SUPPLIED DATA:
** BEGIN **

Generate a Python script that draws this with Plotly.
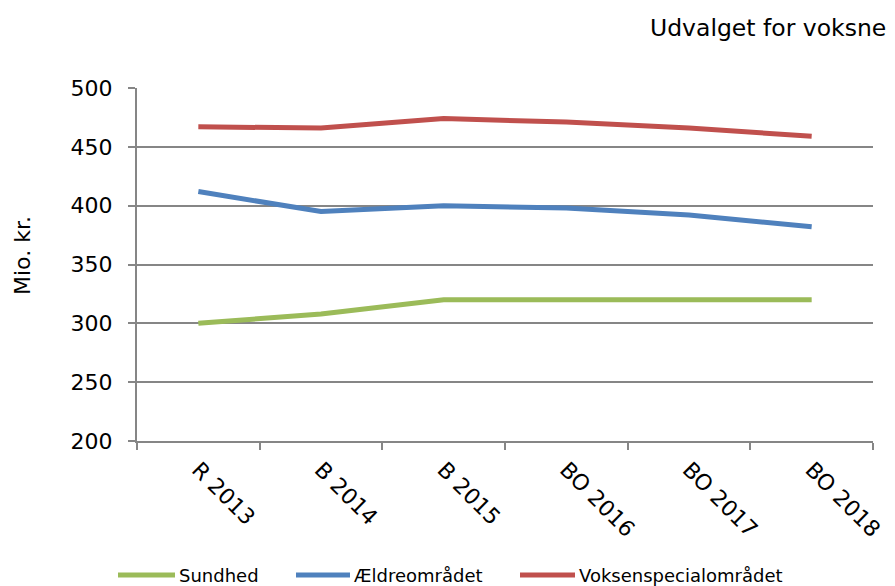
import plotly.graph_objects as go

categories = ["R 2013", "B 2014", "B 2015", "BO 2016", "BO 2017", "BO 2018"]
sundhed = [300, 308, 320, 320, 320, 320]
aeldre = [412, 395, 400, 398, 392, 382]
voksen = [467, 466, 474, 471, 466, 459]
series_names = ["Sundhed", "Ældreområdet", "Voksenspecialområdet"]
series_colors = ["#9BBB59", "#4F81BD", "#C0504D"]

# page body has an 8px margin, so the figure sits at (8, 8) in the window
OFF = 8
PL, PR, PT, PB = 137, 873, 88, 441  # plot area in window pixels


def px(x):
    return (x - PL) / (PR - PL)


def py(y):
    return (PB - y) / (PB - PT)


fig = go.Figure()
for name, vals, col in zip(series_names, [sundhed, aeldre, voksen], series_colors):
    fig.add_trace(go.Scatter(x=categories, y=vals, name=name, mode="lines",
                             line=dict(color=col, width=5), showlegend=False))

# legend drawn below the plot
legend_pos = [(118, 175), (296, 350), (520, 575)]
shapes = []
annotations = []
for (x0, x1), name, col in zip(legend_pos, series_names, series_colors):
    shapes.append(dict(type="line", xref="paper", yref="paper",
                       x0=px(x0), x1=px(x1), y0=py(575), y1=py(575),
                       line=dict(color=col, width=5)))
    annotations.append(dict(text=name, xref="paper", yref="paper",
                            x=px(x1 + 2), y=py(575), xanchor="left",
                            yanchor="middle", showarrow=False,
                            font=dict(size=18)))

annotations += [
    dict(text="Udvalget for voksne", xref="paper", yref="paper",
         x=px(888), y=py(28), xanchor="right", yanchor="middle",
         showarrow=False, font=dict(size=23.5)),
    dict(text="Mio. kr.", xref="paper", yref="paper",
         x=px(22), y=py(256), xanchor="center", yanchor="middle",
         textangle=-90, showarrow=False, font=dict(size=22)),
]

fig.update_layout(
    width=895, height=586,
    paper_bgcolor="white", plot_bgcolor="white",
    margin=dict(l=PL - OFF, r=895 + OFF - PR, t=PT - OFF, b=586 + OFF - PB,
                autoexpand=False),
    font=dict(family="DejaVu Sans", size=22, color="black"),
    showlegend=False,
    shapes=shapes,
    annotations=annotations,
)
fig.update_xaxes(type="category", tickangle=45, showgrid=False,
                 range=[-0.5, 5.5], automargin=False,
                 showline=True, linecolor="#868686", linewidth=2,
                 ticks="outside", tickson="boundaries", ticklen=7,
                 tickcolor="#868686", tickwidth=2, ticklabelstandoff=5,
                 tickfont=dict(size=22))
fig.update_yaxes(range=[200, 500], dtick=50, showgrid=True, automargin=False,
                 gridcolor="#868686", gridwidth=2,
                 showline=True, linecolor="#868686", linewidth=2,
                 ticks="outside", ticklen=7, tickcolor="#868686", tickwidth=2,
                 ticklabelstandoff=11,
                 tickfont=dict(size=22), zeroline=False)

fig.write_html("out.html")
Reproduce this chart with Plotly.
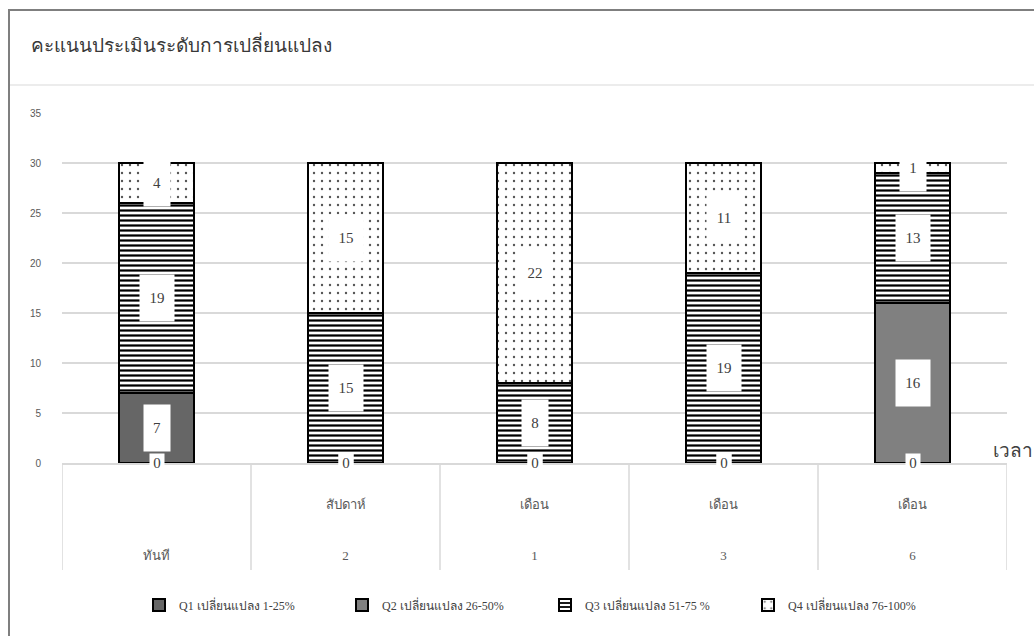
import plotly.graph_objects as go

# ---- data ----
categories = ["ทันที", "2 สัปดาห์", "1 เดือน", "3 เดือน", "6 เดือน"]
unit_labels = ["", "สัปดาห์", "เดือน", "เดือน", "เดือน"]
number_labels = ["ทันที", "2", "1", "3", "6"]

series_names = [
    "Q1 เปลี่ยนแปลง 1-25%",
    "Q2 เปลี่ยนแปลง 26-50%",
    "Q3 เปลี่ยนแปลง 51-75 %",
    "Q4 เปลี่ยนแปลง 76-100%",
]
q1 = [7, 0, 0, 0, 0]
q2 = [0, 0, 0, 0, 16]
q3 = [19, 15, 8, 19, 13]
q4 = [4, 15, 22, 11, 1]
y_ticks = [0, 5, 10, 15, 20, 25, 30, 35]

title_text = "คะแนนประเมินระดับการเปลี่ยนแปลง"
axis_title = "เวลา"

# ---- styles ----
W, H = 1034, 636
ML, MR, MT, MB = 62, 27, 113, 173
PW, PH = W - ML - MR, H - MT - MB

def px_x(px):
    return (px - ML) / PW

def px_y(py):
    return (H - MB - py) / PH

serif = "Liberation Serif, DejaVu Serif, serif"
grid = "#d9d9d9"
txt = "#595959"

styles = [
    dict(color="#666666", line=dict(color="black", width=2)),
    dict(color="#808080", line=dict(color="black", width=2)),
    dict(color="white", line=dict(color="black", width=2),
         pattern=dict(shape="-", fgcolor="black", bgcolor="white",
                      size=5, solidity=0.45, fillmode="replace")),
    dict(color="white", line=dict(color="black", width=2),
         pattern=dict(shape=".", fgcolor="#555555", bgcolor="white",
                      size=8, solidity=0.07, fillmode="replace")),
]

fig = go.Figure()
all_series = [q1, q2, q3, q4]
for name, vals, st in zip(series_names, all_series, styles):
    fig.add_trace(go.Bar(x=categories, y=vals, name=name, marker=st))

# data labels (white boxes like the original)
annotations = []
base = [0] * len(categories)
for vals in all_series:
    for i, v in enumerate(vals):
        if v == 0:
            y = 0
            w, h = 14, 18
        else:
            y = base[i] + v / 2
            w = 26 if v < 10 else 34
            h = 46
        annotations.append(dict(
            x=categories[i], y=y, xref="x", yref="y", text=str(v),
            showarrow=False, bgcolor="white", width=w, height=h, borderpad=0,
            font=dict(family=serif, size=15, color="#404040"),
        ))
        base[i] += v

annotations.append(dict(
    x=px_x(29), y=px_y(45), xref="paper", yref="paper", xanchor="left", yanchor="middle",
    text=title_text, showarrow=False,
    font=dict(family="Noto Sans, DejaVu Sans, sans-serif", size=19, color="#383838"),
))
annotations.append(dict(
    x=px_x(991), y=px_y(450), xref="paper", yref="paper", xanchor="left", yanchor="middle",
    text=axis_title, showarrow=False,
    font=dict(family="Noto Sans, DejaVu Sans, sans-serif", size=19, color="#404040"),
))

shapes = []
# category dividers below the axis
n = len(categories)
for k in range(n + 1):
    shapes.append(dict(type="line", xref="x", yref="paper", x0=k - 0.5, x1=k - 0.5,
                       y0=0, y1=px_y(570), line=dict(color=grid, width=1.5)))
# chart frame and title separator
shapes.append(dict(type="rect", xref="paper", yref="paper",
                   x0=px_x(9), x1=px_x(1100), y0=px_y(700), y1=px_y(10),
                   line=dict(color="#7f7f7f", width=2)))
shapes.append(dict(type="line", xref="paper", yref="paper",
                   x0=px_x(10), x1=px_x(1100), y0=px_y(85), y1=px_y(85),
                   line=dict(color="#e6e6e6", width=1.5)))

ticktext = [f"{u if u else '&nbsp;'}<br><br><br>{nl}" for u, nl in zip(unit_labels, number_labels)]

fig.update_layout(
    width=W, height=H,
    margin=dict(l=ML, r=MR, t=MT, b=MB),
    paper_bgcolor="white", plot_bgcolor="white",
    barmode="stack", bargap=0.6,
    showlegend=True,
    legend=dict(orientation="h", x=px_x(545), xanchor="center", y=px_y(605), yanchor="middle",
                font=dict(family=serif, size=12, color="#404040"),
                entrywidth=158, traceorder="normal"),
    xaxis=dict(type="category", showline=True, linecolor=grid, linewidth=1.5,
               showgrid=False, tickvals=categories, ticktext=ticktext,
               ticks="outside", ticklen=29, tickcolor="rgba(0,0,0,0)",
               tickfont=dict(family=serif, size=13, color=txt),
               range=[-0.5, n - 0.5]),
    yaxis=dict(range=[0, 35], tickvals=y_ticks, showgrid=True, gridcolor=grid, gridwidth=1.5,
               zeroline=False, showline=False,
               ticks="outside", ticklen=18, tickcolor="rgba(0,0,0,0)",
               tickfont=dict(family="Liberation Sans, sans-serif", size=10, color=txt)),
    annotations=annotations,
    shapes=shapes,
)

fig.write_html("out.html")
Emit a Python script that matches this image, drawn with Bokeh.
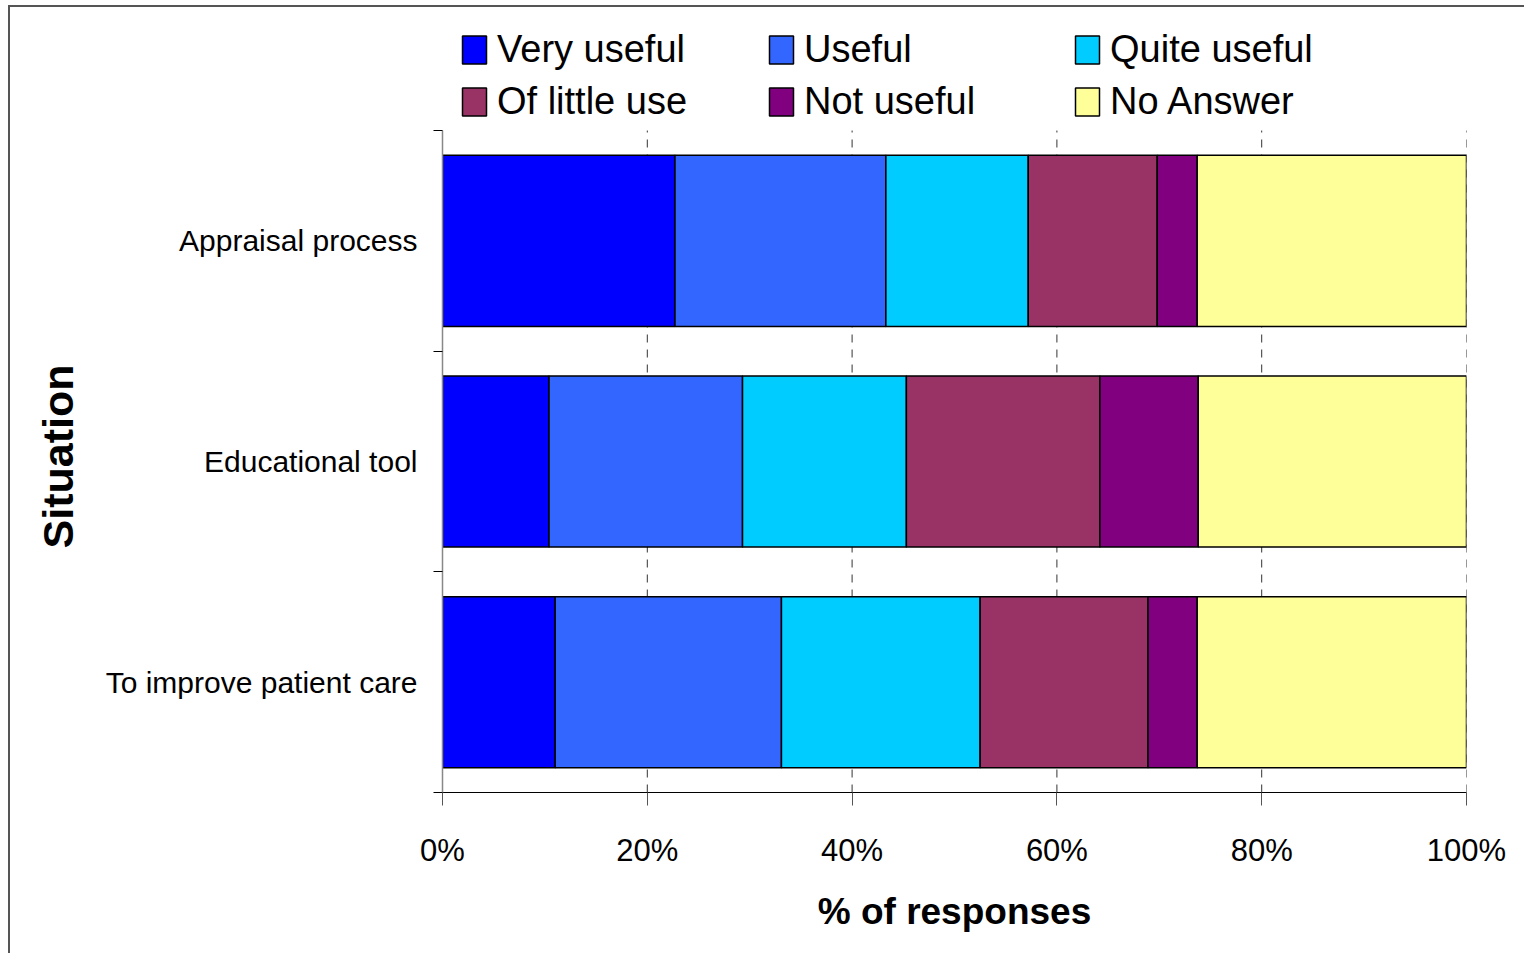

** END **

Write out nothing but the lines from the start of the data through the line with "return (PB - y) / (PB - PT)". Leave out the pictures.

Generate a Python script that draws this with Plotly.
import plotly.graph_objects as go

categories = ["R 2013", "B 2014", "B 2015", "BO 2016", "BO 2017", "BO 2018"]
sundhed = [300, 308, 320, 320, 320, 320]
aeldre = [412, 395, 400, 398, 392, 382]
voksen = [467, 466, 474, 471, 466, 459]
series_names = ["Sundhed", "Ældreområdet", "Voksenspecialområdet"]
series_colors = ["#9BBB59", "#4F81BD", "#C0504D"]

# page body has an 8px margin, so the figure sits at (8, 8) in the window
OFF = 8
PL, PR, PT, PB = 137, 873, 88, 441  # plot area in window pixels


def px(x):
    return (x - PL) / (PR - PL)


def py(y):
    return (PB - y) / (PB - PT)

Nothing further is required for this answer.